With a forward price to earnings ratio below 9x, the company still expects to earn over $12 a share in the next two years. It is the Luxottica of the jewelry business with a strangle hold on retail shopping through Jared, Kay and Zales.

It’s true that the media surrounding the company may be unfavorable, but how long can the bad taste last? The company is already moving on. Former CEO Mark Light’s tenure was marked by a class-action arbitration case in which 69,000 women who worked for a Signet subsidiary, Sterling Jewelers, alleged that the company discriminated against them in pay and promotion practices. He was replaced last year by Virginia Drosos, who has served on the company’s board since 2012.

Despite the change, the stock price has been volatile, even hitting $76 back in November. My thesis is simple. People will still buy jewelry from Signet-owned brands. Jewelry prices will continue to rise. If Signet remains the leader (highly likely), the company’s profits will rise too.
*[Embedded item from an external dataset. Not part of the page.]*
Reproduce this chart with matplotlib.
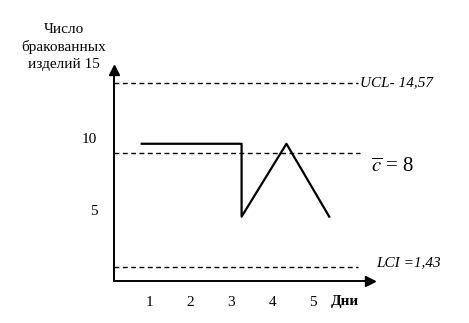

If this was a private business selling for 1.9x cash flow, you’d be stupid not to buy it because the long-term risk would be almost zero. Signet generated $1.8 billion in cash flow in the last year with a 20% return on equity, 7% return on assets and a much lower tax rate now -- thank you Donald Trump. However, since its stock is traded on the open market, the advantage of higher multiples is mitigated by the media influence on your value.

When Signet reported its holiday sales results, the nine weeks ended Dec. 30 saw total sales decline 3.1% year-over-year, and same-store sales fall 5.3%, including an 8.5% decline at the Sterling Jewelers brand. The company provided an update to its full-year fiscal 2017 guidance in light of U.S. tax reform. For the full year, earnings per share are pegged to land between $6.45 and $6.50, compared to the company’s preview guidance of $6.10 to $6.50.
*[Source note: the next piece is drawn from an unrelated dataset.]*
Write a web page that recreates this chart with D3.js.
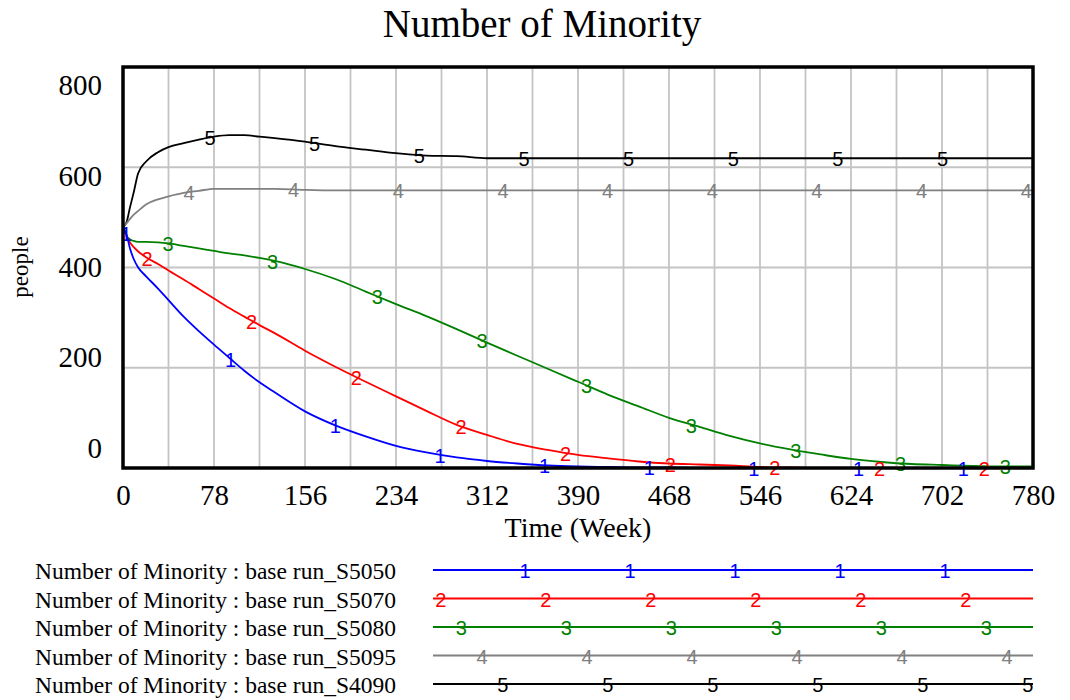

Let’s say the company reports earnings of $6.45 a share with Gina Drosos demonstrating a strong ability to lead, and the short-sellers start to cover. The multiple could creep back to historical averages. At 18x earnings per share, investors would be sitting on a 120% profit. Even if sales and earnings stagnate for a few years, a multiple expansion could put the stock above $100.

From a trade management perspective, say you owned 100 shares at $90 at the beginning of last year. The same $9,000 investment at $52 would give you 230 shares total. If the company does successfully navigate the headwinds and profits are met with higher multiples, then just getting back to $90 would give you a 35% gain.

I think it’s only a matter of time. In the meantime, take the 2.38% dividend and wait for the next earnings call.

Disclosure: I am not long/short any stock mentioned in this article.